Opera radicalmente innovativa nella struttura drammaturgica (i fatti rappresentati nel Prologo precedono di 25 anni l’azione dell’Atto I), non del tutto trasparente nel disegno narrativo abbozzato dallo stesso Verdi e versificato dal Piave, e decisamente insolita per la cupezza del colore orchestrale, Simone cadde alla prima rappresentazione alla Fenice di Venezia nel 1857, fu applaudita poco dopo a Napoli e di nuovo fischiata alla Scala nel 1859. “Credevo di aver fatto qualcosa di possibile, ma pare che mi sia ingannato, vedremo in seguito chi abbia torto” scriveva Verdi alla contessa Maffei dopo l’insuccesso alla prima. Il sipario si alzò nuovamente su Simone oltre vent’anni dopo, grazie all’intuizione di Giulio Ricordi che propose a Verdi una collaborazione con Arrigo Boito. Boito apportò importanti modifiche al libretto, Verdi alla partitura: il Teatro alla Scala il 24 marzo 1881 celebrava il buon successo della seconda edizione del Simone, che tuttavia, soprattutto in Italia, non riusciva ad avere un cammino agevole. Alla Scala, Simone appare nel 1955 diretto da Francesco Molinari-Pradelli con uno spettacolo di Mario Frigerio che si avvale delle scene di Nicola Benois e delle voci di Aldo Protti e Cesare Siepi. Dieci anni dopo Gianandrea Gavazzeni, convinto sostenitore dell’opera, la riporta in scena in uno spettacolo firmato da Margherita Wallman e ancora Benois, con Guelfi e Ghiaurov come Simone e Fiesco; ma la consacrazione agli occhi degli studiosi e nel cuore del pubblico avviene il 7 dicembre 1971 con la storica edizione Abbado-Strehler che schiera Cappuccilli, Ghiaurov, Freni e Gianni Raimondi (in disco sarà José Carreras). Lo spettacolo, immediatamente riconosciuto come un capolavoro, è ripreso nel 1973, ‘76, ‘78, ‘79, ‘81 e ‘82. Occorre poi attendere il 2010 perché Daniel Barenboim riporti il titolo alla Scala con l’attuale spettacolo firmato da Federico Tiezzi e un cast formato da Plácido Domingo, Anja Harteros, Fabio Sartori e Ferruccio Furlanetto. Barenboim si alternerà con Stefano Ranzani nella ripresa del 2014, in cui Domingo e Leo Nucci si alternavano come Doge. La prima ripresa firmata da Myung-Whun Chung, salutata da un grande successo al Piermarini ma anche in tournée al Teatro Bol’šo e quindi a Seoul e Shanghai, è del 2016.

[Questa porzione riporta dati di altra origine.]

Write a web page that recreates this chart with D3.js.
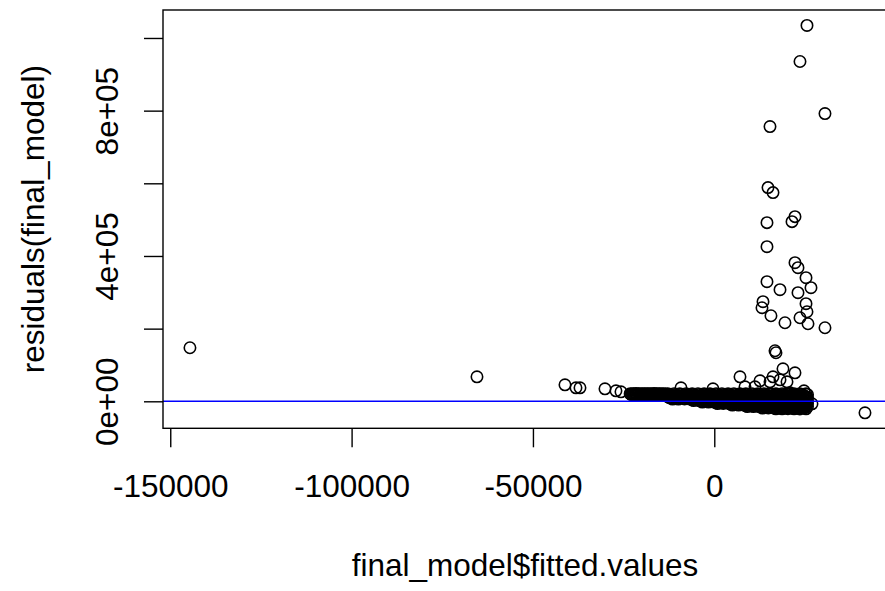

Myung-Whun Chung - il cui debutto alla Scala risale al 1989 sul podio della Filarmonica e al 1992 in buca per una sensazionale Lady Macbeth del distretto di Mcensk di Šostakovič, cui sono seguite Salome, Madama Butterfly e Idomeneo - è un direttore di lunga esperienza verdiana: la sua incisione di Otello con Plácido Domingo è del 1994, ma in anni più recenti sono numerosi i titoli affrontati con autorevolezza e sensibilità impressionanti, in particolare alla Fenice di Venezia: ricordiamo La traviata, Rigoletto, Otello e Simon Boccanegra, per cui il M° Chung ha ottenuto il premio Abbiati della Critica Musicale Italiana come miglior direttore d’orchestra del 2014. Il M° Chung non aveva tuttavia mai diretto un titolo di Verdi alla Scala fino al Simon Boccanegra del 2016 (prima al Piermarini, quindi al Bol’šoj e in forma di concerto a Seoul e Shanghai) con cui si è aperto apre un percorso proseguito nel 2017 con Don Carlo nella versione in cinque atti (a 40 anni dall’edizione Abbado/Ronconi). Il M° Chung prosegue inoltre un percorso nel repertorio tedesco che dopo Der Freischütz di Carl Maria von Weber diretto nel novembre 2017 lo riporterà sul podio nel prossimo giugno per Fidelio di Beethoven nello spettacolo di Deborah Warner.